>>>

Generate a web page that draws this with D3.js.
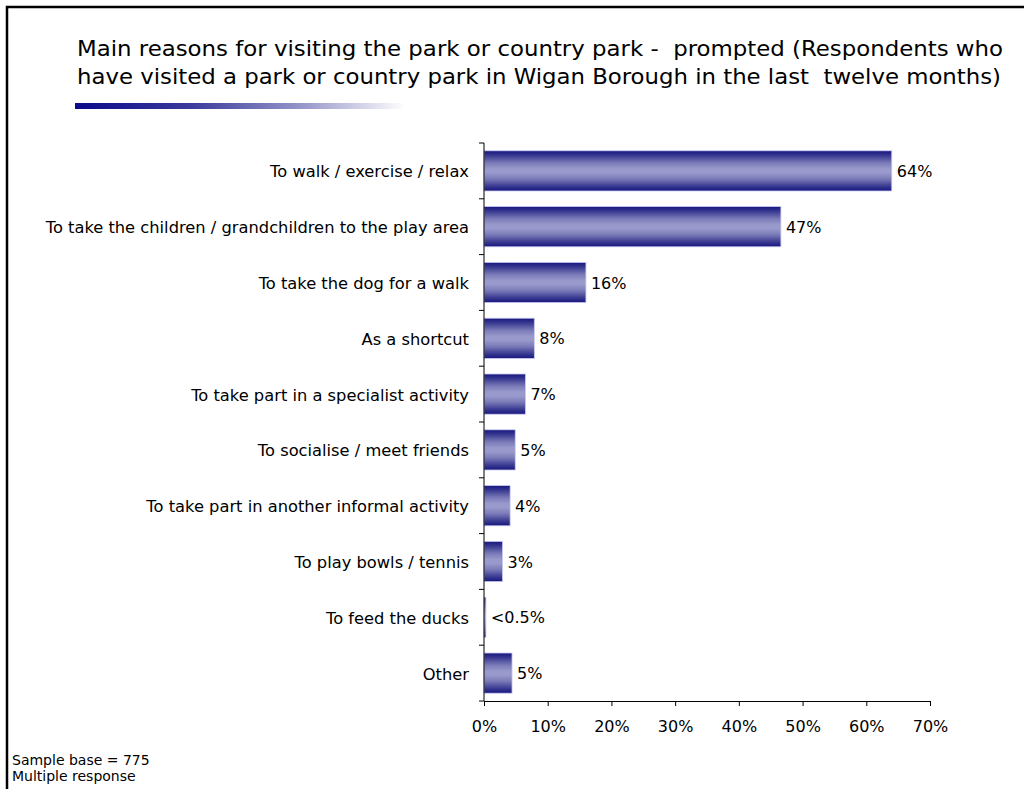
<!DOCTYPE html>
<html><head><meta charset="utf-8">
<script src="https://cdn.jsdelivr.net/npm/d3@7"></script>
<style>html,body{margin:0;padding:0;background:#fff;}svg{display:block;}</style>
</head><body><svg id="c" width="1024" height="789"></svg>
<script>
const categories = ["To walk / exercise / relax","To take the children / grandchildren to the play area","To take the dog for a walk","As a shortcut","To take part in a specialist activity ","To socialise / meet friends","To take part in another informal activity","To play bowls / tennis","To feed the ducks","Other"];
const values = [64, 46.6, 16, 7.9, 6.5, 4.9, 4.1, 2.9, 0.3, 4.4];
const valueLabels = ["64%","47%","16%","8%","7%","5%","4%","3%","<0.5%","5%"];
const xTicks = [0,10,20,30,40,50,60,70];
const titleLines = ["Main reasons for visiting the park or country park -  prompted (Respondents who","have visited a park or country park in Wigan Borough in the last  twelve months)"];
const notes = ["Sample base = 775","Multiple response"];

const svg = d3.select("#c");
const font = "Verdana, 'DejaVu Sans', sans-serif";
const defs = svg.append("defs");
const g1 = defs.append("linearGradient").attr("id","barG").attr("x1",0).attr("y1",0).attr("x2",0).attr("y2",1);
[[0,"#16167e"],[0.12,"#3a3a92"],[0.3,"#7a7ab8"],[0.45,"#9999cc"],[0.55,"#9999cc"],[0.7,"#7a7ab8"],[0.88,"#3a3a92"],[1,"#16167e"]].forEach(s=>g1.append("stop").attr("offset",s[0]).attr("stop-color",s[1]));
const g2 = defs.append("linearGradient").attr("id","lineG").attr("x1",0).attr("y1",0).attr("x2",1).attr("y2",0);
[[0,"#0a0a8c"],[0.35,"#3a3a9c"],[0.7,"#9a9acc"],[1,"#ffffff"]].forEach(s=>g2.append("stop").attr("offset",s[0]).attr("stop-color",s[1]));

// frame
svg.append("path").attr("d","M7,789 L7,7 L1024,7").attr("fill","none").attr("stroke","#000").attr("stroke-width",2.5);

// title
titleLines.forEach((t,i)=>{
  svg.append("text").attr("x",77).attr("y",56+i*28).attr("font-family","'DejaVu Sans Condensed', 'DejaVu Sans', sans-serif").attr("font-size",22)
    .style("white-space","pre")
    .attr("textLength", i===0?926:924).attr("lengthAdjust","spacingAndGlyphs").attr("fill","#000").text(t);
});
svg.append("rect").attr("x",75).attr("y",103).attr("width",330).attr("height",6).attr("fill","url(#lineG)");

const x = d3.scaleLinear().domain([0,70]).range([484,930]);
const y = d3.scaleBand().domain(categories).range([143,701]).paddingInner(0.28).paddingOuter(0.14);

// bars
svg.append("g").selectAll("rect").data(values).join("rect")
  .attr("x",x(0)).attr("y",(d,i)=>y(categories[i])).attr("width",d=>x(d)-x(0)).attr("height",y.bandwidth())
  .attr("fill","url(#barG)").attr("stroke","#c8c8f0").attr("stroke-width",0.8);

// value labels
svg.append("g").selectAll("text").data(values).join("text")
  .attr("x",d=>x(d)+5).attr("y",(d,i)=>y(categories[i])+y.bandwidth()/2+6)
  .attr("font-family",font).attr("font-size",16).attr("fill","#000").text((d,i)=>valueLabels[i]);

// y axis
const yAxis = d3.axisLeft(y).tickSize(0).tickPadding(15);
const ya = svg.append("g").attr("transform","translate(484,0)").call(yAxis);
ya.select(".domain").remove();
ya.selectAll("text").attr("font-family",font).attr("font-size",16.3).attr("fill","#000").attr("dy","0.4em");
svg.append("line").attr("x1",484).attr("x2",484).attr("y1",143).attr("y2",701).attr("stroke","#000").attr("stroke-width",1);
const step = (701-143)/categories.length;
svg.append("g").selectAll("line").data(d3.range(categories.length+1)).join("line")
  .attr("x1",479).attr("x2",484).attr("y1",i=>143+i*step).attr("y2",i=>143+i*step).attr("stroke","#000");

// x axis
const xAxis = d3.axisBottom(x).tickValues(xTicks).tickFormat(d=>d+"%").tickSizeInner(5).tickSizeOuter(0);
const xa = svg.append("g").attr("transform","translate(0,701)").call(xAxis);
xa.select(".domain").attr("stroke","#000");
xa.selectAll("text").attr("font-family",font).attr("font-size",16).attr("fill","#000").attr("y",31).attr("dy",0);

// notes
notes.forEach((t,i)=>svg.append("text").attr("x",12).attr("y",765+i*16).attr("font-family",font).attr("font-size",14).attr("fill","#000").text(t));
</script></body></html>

<<<
>>>

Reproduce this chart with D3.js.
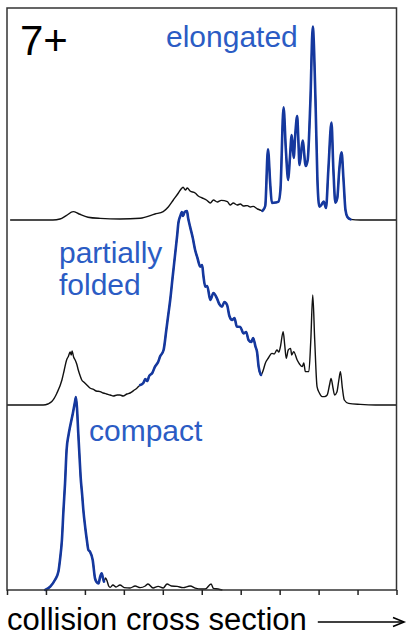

<<<

WRITTEN EXERCISE
Only lines with the string "this" belong in your answer; copy each one.

THE SOLUTION
Generate a web page that draws this with D3.js.
Reproduce this chart with D3.js.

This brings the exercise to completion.